» **What to work on**: Wherever the string "with" occurs in a line of these records, report that line.

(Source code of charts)
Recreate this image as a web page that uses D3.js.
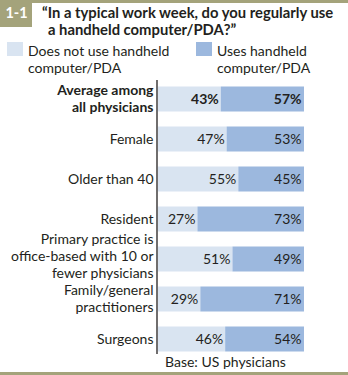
<!DOCTYPE html>
<html>
<head>
<meta charset="utf-8">
<script src="https://cdn.jsdelivr.net/npm/d3@7"></script>
<style>
  html, body { margin: 0; padding: 0; background: #fff; }
  svg { display: block; }
  text { font-family: Lato, Roboto, sans-serif; fill: #231f20; font-size: 14px; }
</style>
</head>
<body>
<script>
// Survey groups, each label split into its display lines
const categories = [
  ["Average among", "all physicians"],
  ["Female"],
  ["Older than 40"],
  ["Resident"],
  ["Primary practice is", "office-based with 10 or", "fewer physicians"],
  ["Family/general", "practitioners"],
  ["Surgeons"]
];
const notUsing = [43, 47, 55, 27, 51, 29, 46];
const using = [57, 53, 45, 73, 49, 71, 54];
const seriesNames = [["Does not use handheld", "computer/PDA"], ["Uses handheld", "computer/PDA"]];
const titleLines = ["\u201CIn a typical work week, do you regularly use", "a handheld computer/PDA?\u201D"];
const figureNumber = "1-1";
const baseNote = "Base: US physicians";

const W = 348, H = 375;
const olive = "#a4a37b";
const lightBlue = "#d9e4f1";
const darkBlue = "#9cb8de";
const lineGap = 17;

const svg = d3.select("body").append("svg").attr("width", W).attr("height", H);

// Frame rules and figure badge
svg.append("rect").attr("x", 0).attr("y", 0).attr("width", W).attr("height", 3).attr("fill", olive);
svg.append("rect").attr("x", 0).attr("y", H - 3).attr("width", W).attr("height", 3).attr("fill", olive);
svg.append("rect").attr("x", 0).attr("y", 0).attr("width", 32).attr("height", 27).attr("fill", olive);
svg.append("text").attr("x", 16.5).attr("y", 18).attr("text-anchor", "middle")
  .style("fill", "#fff").style("font-weight", "bold").style("font-size", "14.5px").text(figureNumber);

// Title, two lines
svg.append("text").attr("x", 42).attr("y", 17.5).style("font-weight", "bold").style("font-size", "14.8px")
  .text(titleLines[0]);
svg.append("text").attr("x", 48).attr("y", 34.5).style("font-weight", "bold").style("font-size", "14.8px")
  .text(titleLines[1]);

// Legend
const legendX = [7, 196];
const colors = [lightBlue, darkBlue];
seriesNames.forEach((lines, i) => {
  svg.append("rect").attr("x", legendX[i]).attr("y", 42).attr("width", 16).attr("height", 14).attr("fill", colors[i]);
  lines.forEach((l, j) => {
    svg.append("text").attr("x", legendX[i] + 21).attr("y", 55.5 + j * lineGap).text(l);
  });
});

// Scales: full bar spans 0–100%
const x = d3.scaleLinear().domain([0, 100]).range([158, 304]);
const y = d3.scaleBand().domain(d3.range(categories.length)).range([79, 359])
  .paddingInner(0.375).paddingOuter(0.1875);

const rows = svg.append("g").selectAll("g").data(categories).join("g");

rows.append("rect").attr("x", x(0)).attr("y", (d, i) => y(i))
  .attr("width", (d, i) => x(notUsing[i]) - x(0)).attr("height", y.bandwidth()).attr("fill", lightBlue);
rows.append("rect").attr("x", (d, i) => x(notUsing[i])).attr("y", (d, i) => y(i))
  .attr("width", (d, i) => x(notUsing[i] + using[i]) - x(notUsing[i])).attr("height", y.bandwidth()).attr("fill", darkBlue);

// Value labels, right-aligned inside each segment
const weight = (d, i) => i === 0 ? "bold" : "normal";
rows.append("text").attr("x", (d, i) => x(notUsing[i]) - 2).attr("y", (d, i) => y(i) + y.bandwidth() / 2 + 5)
  .attr("text-anchor", "end").style("font-weight", weight)
  .text((d, i) => notUsing[i] + "%");
rows.append("text").attr("x", (d, i) => x(notUsing[i] + using[i]) - 2.5).attr("y", (d, i) => y(i) + y.bandwidth() / 2 + 5)
  .attr("text-anchor", "end").style("font-weight", weight)
  .text((d, i) => using[i] + "%");

// Category labels, centred on their bar; three-line blocks sit a little higher to clear the next row
rows.each(function (d, i) {
  const cy = y(i) + y.bandwidth() / 2;
  const n = d.length;
  const shift = n >= 3 ? 1.5 : 4.5;
  d.forEach((line, j) => {
    d3.select(this).append("text").attr("x", 153.5).attr("y", cy + (j - (n - 1) / 2) * lineGap + shift)
      .attr("text-anchor", "end").style("font-weight", weight(d, i)).text(line);
  });
});

// Category axis line
svg.append("line").attr("x1", 157).attr("x2", 157).attr("y1", 80).attr("y2", 354)
  .attr("stroke", "#231f20").attr("stroke-width", 1.3);

// Base note
svg.append("text").attr("x", 165).attr("y", 367).text(baseNote);
</script>
</body>
</html>
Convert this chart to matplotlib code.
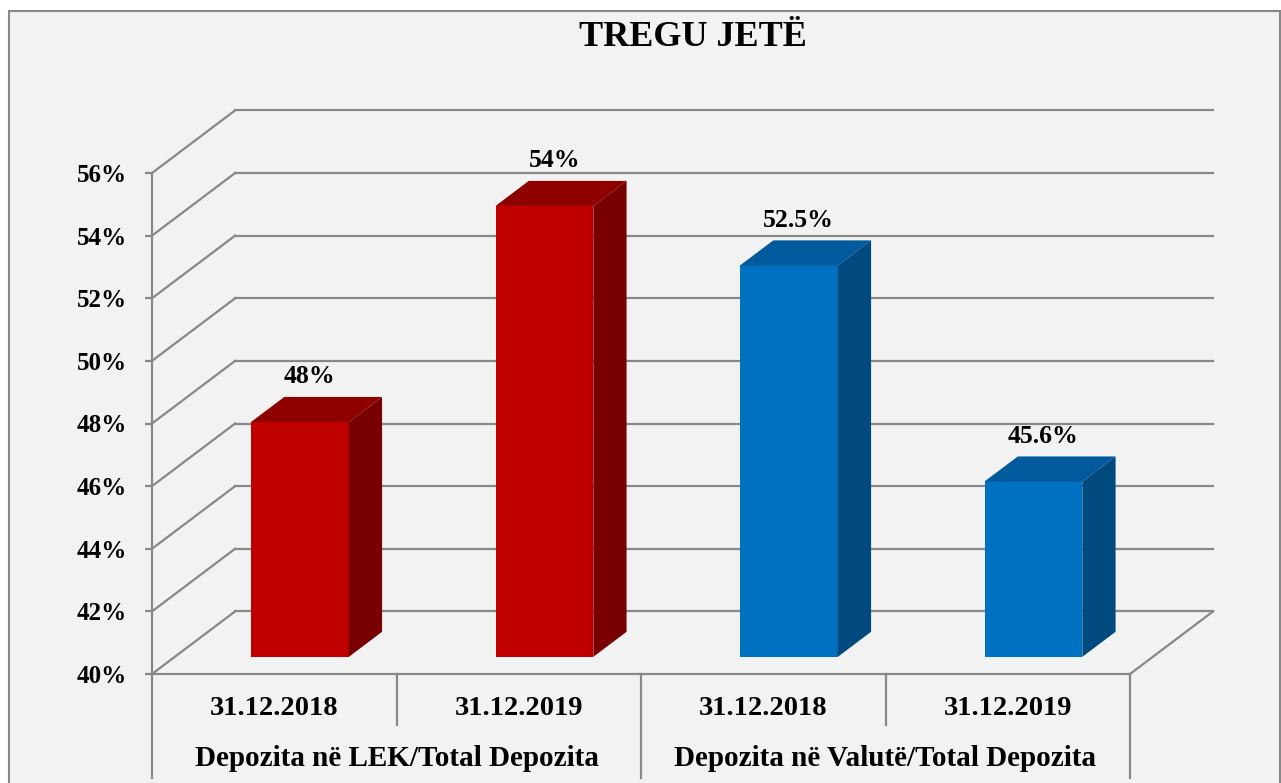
import matplotlib.pyplot as plt
from matplotlib.patches import Polygon, Rectangle

plt.rcParams['font.family'] = ['Liberation Serif', 'DejaVu Serif']
plt.rcParams['font.weight'] = 'bold'

# data
categories = ['31.12.2018', '31.12.2019', '31.12.2018', '31.12.2019']
groups = ['Depozita në LEK/Total Depozita', 'Depozita në Valutë/Total Depozita']
values = [47.5, 54.4, 52.5, 45.6]
value_labels = ['48%', '54%', '52.5%', '45.6%']
y_ticks = [40, 42, 44, 46, 48, 50, 52, 54, 56]

# (front, top, side) shades for each bar
red = ('#C00000', '#8F0000', '#780000')
blue = ('#0070C0', '#005A9C', '#004A80')
bar_colors = [red, red, blue, blue]

grid = '#888888'
DX, DY = 0.34, 2.0        # depth of the 3d box in data units
BAR_W = 0.40
BAR_F = 0.274             # depth fraction where bar front sits
BAR_D = 0.40              # depth fraction of the bar itself
SHIFT_X = 0.105

fig = plt.figure(figsize=(12.81, 7.83), dpi=100, facecolor='white')
fig.patches.append(Rectangle((8.5 / 1281, -5 / 783), (1280 - 8.5) / 1281, (783 - 10.5 + 5) / 783,
                             transform=fig.transFigure, facecolor='#F2F2F2',
                             edgecolor=grid, lw=1.5, zorder=-5))

ax = fig.add_axes([152 / 1281, 109 / 783, 978 / 1281, 501 / 783])
ax.set_facecolor('none')
ax.set_xlim(-0.5, 3.5)
ax.set_ylim(40, 56)

# walls and floor
for t in y_ticks:
    ax.plot([-0.5 + DX, 3.5 + DX], [t + DY, t + DY], color=grid, lw=1.6, clip_on=False, zorder=1)
    ax.plot([-0.5, -0.5 + DX], [t, t + DY], color=grid, lw=1.6, clip_on=False, zorder=1)
ax.plot([3.5, 3.5 + DX], [40, 40 + DY], color=grid, lw=1.6, clip_on=False, zorder=1)

# bars
for i, (v, lab, (cf, ct, cs)) in enumerate(zip(values, value_labels, bar_colors)):
    xc = i + SHIFT_X
    x0, x1 = xc - BAR_W / 2, xc + BAR_W / 2
    yb, yt = 40 + BAR_F * DY, v + BAR_F * DY
    ddx, ddy = BAR_D * DX, BAR_D * DY
    ax.bar(xc, v - 40, bottom=yb, width=BAR_W, color=cf, zorder=3, clip_on=False)
    ax.add_patch(Polygon([(x0, yt), (x1, yt), (x1 + ddx, yt + ddy), (x0 + ddx, yt + ddy)],
                         closed=True, facecolor=ct, edgecolor='none', zorder=3, clip_on=False))
    ax.add_patch(Polygon([(x1, yb), (x1, yt), (x1 + ddx, yt + ddy), (x1 + ddx, yb + ddy)],
                         closed=True, facecolor=cs, edgecolor='none', zorder=3, clip_on=False))
    ax.text(xc + 0.04, yt + ddy + 0.64, lab, ha='center', va='center',
            fontsize=18.5, fontweight='bold', zorder=4)

for s in ['top', 'right']:
    ax.spines[s].set_visible(False)
for s in ['left', 'bottom']:
    ax.spines[s].set_color(grid)
    ax.spines[s].set_linewidth(1.6)

ax.set_yticks(y_ticks, [f'{t}%' for t in y_ticks])
ax.tick_params(axis='y', length=5, width=1.6, color=grid, pad=13, labelsize=18)
ax.set_xticks([])

# category labels and dividers below the floor
tr = ax.get_xaxis_transform()
for i, c in enumerate(categories):
    ax.text(i, -0.068, c, transform=tr, ha='center', va='center', fontsize=20.5, fontweight='bold')
for g, name in enumerate(groups):
    ax.text(2 * g + 0.5, -0.168, name, transform=tr, ha='center', va='center',
            fontsize=21, fontweight='bold')
for xd in [-0.5, 0.5, 1.5, 2.5, 3.5]:
    low = -0.102 if xd in (0.5, 2.5) else -0.208
    ax.plot([xd, xd], [0, low], transform=tr, color=grid, lw=1.6, clip_on=False)

fig.text(693 / 1281, 1 - 37 / 783, 'TREGU JETË', ha='center', va='center',
         fontsize=26, fontweight='bold')

fig.savefig('out.png', dpi=100)
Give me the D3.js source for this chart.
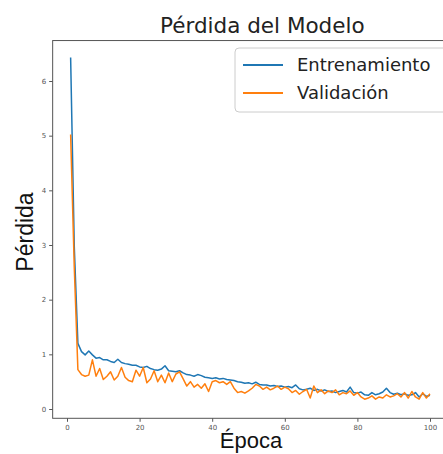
<!DOCTYPE html>
<html><head><meta charset="utf-8">
<script src="https://cdn.jsdelivr.net/npm/d3@7"></script>
<style>html,body{margin:0;padding:0;background:#fff;overflow:hidden}</style>
</head><body>
<svg id="c" width="443" height="454"></svg>
<script>
const epochs = d3.range(1, 101);
const trainLoss = [6.43,2.98,1.2,1.05,0.99,1.06,0.99,0.93,0.94,0.9,
0.9,0.87,0.85,0.91,0.85,0.83,0.82,0.8,0.8,0.77,
0.76,0.78,0.74,0.72,0.71,0.73,0.79,0.7,0.69,0.68,
0.7,0.66,0.63,0.62,0.6,0.63,0.61,0.58,0.57,0.56,
0.57,0.55,0.56,0.54,0.53,0.52,0.5,0.49,0.47,0.48,
0.46,0.49,0.45,0.44,0.44,0.42,0.43,0.41,0.42,0.4,
0.41,0.39,0.44,0.37,0.35,0.36,0.38,0.34,0.36,0.33,
0.35,0.32,0.33,0.3,0.32,0.34,0.31,0.4,0.3,0.29,
0.31,0.26,0.25,0.3,0.26,0.28,0.31,0.38,0.3,0.27,
0.29,0.26,0.28,0.25,0.26,0.3,0.22,0.28,0.23,0.25];
const valLoss = [5.02,2.6,0.72,0.63,0.6,0.62,0.9,0.6,0.74,0.54,
0.6,0.68,0.53,0.6,0.76,0.58,0.52,0.5,0.71,0.6,
0.76,0.48,0.55,0.7,0.5,0.62,0.48,0.66,0.5,0.64,
0.68,0.55,0.42,0.5,0.4,0.45,0.38,0.46,0.32,0.5,
0.52,0.48,0.5,0.45,0.5,0.38,0.3,0.32,0.29,0.33,
0.38,0.45,0.42,0.36,0.4,0.35,0.38,0.42,0.36,0.4,
0.37,0.3,0.34,0.27,0.32,0.36,0.2,0.42,0.3,0.35,
0.28,0.33,0.3,0.35,0.26,0.3,0.28,0.33,0.25,0.3,
0.22,0.18,0.2,0.24,0.18,0.22,0.2,0.26,0.22,0.24,
0.28,0.22,0.3,0.2,0.32,0.22,0.18,0.3,0.2,0.28];
const xTicks = [0,20,40,60,80,100];
const yTicks = [0,1,2,3,4,5,6];
const seriesNames = ["Entrenamiento","Validación"];
const colors = ["#1f77b4","#ff7f0e"];
const title = "Pérdida del Modelo", xLabel = "Época", yLabel = "Pérdida";

const svg = d3.select("#c");
const x = d3.scaleLinear().domain([0,100]).range([67,430]);
const y = d3.scaleLinear().domain([0,6]).range([409,81]);
const xmin=-3.95, xmax=104.95, ymin=-0.17, ymax=6.74;
const L=x(xmin), R=x(xmax), T=y(ymax), B=y(ymin);

// series
const line = d3.line().x((d,i)=>x(epochs[i])).y(d=>y(d));
[trainLoss,valLoss].forEach((s,k)=>{
  svg.append("path").datum(s).attr("d",line).attr("fill","none")
    .attr("stroke",colors[k]).attr("stroke-width",1.5).attr("stroke-linejoin","round");
});

// axes
const ax = svg.append("g").attr("transform",`translate(0,${B})`)
  .call(d3.axisBottom(x).tickValues(xTicks).tickFormat(d3.format("d")).tickSize(3.5).tickPadding(3));
const ay = svg.append("g").attr("transform",`translate(${L},0)`)
  .call(d3.axisLeft(y).tickValues(yTicks).tickFormat(d3.format("d")).tickSize(3.5).tickPadding(3));
[ax,ay].forEach(g=>{
  g.select(".domain").remove();
  g.selectAll("line").attr("stroke","#555");
  g.selectAll("text").attr("font-family","DejaVu Sans").attr("font-size",7).attr("fill","#555");
});
// frame
svg.append("rect").attr("x",L).attr("y",T).attr("width",R-L).attr("height",B-T)
  .attr("fill","none").attr("stroke","#555").attr("stroke-width",1);

// title & labels
svg.append("text").attr("x",(L+R)/2+12).attr("y",33).attr("text-anchor","middle")
  .attr("font-family","DejaVu Sans").attr("font-size",21.5).attr("fill","#222").text(title);
svg.append("text").attr("x",251).attr("y",448).attr("text-anchor","middle")
  .attr("font-family","Liberation Sans").attr("font-size",22).attr("fill","#111").text(xLabel);
svg.append("text").attr("transform","translate(33,232) rotate(-90)").attr("text-anchor","middle")
  .attr("font-family","Liberation Sans").attr("font-size",23).attr("fill","#111").text(yLabel);

// legend
const lg = svg.append("g");
lg.append("rect").attr("x",235).attr("y",48).attr("width",215).attr("height",64).attr("rx",4)
  .attr("fill","#fff").attr("fill-opacity",0.8).attr("stroke","#ccc");
seriesNames.forEach((n,i)=>{
  const yy = 65 + i*28;
  lg.append("line").attr("x1",243).attr("x2",283).attr("y1",yy).attr("y2",yy)
    .attr("stroke",colors[i]).attr("stroke-width",2);
  lg.append("text").attr("x",297).attr("y",yy+6).attr("font-family","DejaVu Sans")
    .attr("font-size",18).attr("fill","#222").text(n);
});
</script>
</body></html>
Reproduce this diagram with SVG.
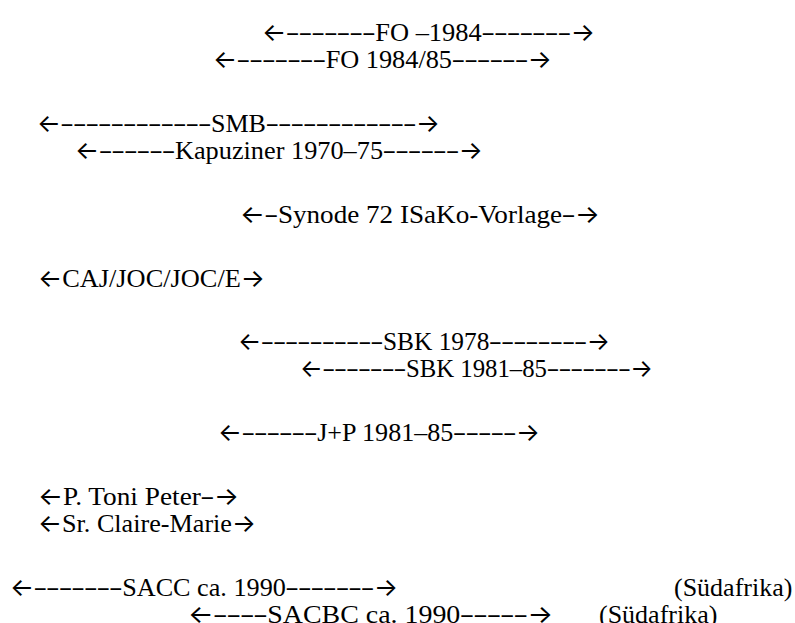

» **Written reply**:
  ["Primary practice is", "office-based with 10 or", "fewer physicians"],
Reproduce this diagram with SVG.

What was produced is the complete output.